▸ THE TASK
Count how many lines have the word "matplotlib" in them. Reply with that number by itself.

▸ EXERCISE MATERIAL

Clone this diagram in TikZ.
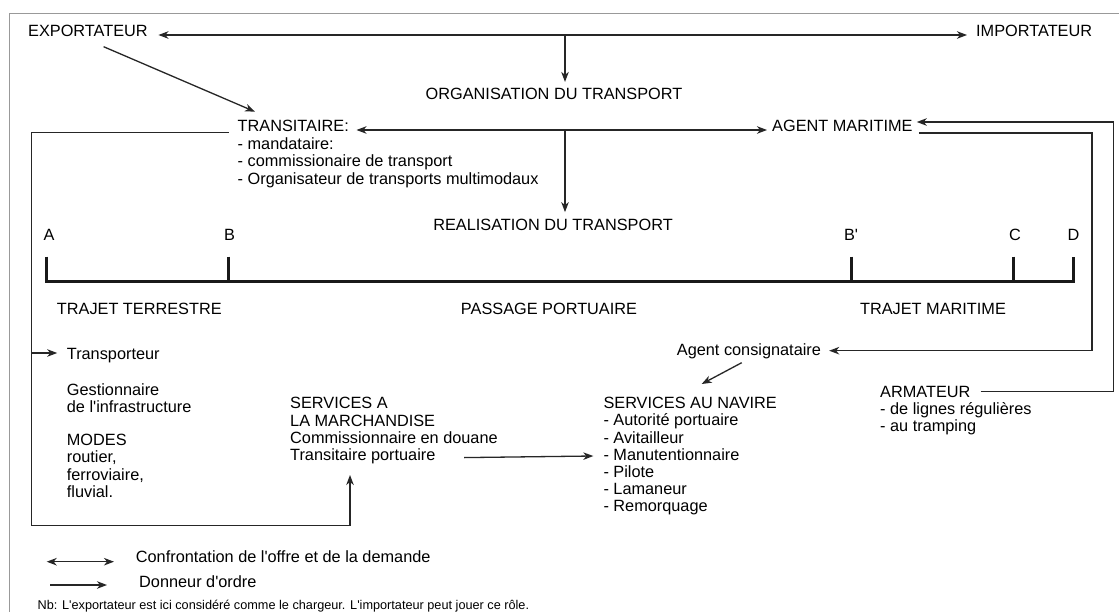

...

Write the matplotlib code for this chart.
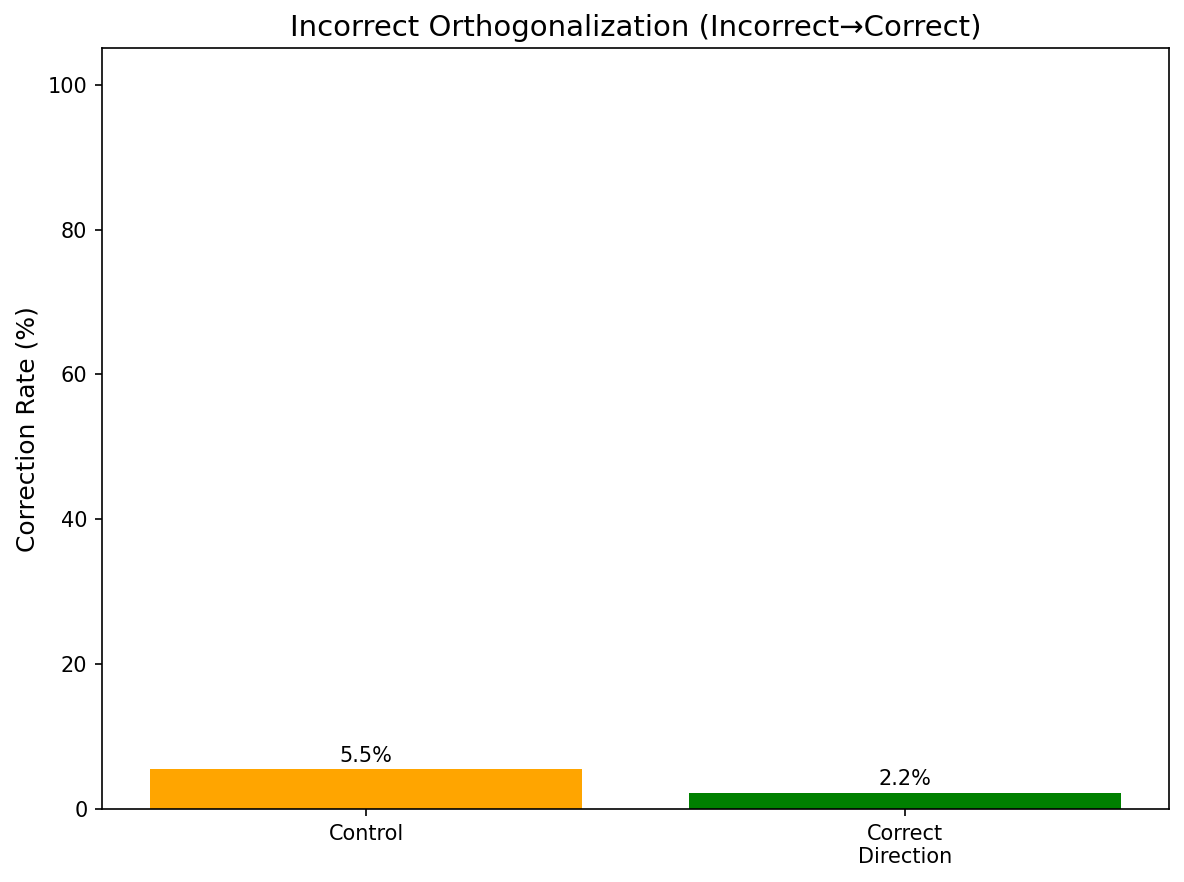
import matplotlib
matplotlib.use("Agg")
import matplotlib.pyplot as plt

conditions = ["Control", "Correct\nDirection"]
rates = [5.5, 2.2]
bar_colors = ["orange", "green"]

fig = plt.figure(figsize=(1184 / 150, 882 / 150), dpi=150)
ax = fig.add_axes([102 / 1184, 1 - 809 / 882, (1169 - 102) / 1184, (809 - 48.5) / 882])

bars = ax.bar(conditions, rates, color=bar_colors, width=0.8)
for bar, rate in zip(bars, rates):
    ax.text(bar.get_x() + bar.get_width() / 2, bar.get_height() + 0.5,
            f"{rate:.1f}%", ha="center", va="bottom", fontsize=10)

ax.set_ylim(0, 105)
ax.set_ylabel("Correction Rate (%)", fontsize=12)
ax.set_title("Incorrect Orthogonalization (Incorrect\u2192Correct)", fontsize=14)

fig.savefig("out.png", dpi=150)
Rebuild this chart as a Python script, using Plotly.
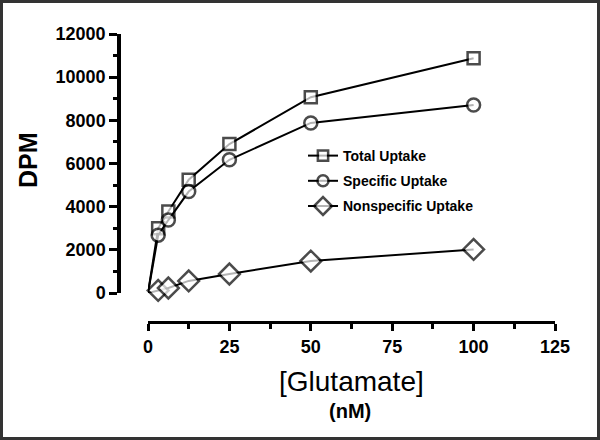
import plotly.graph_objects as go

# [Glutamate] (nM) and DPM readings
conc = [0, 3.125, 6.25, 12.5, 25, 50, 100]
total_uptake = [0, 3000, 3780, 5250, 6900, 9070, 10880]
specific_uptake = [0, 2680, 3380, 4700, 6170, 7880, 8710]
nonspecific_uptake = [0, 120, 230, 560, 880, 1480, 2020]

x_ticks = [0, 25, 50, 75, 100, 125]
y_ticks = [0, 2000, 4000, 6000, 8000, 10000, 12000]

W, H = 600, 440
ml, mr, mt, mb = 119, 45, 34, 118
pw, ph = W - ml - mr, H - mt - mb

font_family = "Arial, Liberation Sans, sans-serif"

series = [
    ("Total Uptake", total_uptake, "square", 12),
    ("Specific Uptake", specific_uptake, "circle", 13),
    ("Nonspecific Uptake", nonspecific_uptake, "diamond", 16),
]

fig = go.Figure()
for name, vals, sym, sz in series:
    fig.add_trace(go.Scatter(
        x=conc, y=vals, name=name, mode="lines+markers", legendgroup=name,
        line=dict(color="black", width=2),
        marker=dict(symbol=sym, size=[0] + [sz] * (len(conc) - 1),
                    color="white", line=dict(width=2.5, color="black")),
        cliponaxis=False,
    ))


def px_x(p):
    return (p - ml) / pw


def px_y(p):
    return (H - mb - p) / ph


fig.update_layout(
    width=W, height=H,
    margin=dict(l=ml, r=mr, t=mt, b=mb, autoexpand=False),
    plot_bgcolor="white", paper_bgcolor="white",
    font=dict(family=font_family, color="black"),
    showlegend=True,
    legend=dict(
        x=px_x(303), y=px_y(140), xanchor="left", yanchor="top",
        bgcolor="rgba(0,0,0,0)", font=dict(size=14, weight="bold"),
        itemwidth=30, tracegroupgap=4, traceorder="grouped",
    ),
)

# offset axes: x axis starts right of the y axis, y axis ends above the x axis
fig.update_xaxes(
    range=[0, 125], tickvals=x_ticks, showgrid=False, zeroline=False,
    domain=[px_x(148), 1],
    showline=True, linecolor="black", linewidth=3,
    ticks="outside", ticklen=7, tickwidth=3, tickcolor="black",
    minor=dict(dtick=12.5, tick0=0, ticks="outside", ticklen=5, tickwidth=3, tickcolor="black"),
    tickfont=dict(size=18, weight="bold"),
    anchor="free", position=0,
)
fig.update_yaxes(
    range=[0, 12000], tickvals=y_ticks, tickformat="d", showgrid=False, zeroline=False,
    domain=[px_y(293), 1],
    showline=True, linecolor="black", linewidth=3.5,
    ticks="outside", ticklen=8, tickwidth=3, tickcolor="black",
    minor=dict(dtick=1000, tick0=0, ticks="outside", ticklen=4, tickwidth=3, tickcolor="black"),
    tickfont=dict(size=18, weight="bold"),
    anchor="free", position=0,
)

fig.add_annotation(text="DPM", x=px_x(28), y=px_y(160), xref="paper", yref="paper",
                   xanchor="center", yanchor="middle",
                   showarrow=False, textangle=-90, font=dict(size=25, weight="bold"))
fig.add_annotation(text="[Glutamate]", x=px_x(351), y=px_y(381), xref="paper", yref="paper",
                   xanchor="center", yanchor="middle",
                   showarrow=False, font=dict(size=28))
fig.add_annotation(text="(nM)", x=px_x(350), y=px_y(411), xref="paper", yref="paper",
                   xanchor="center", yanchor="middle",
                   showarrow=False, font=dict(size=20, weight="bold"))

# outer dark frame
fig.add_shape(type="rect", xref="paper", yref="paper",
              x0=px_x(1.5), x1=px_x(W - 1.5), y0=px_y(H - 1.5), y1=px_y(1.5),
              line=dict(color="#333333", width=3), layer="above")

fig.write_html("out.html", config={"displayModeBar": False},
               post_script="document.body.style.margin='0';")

▸ EXERCISE RESPONSE
4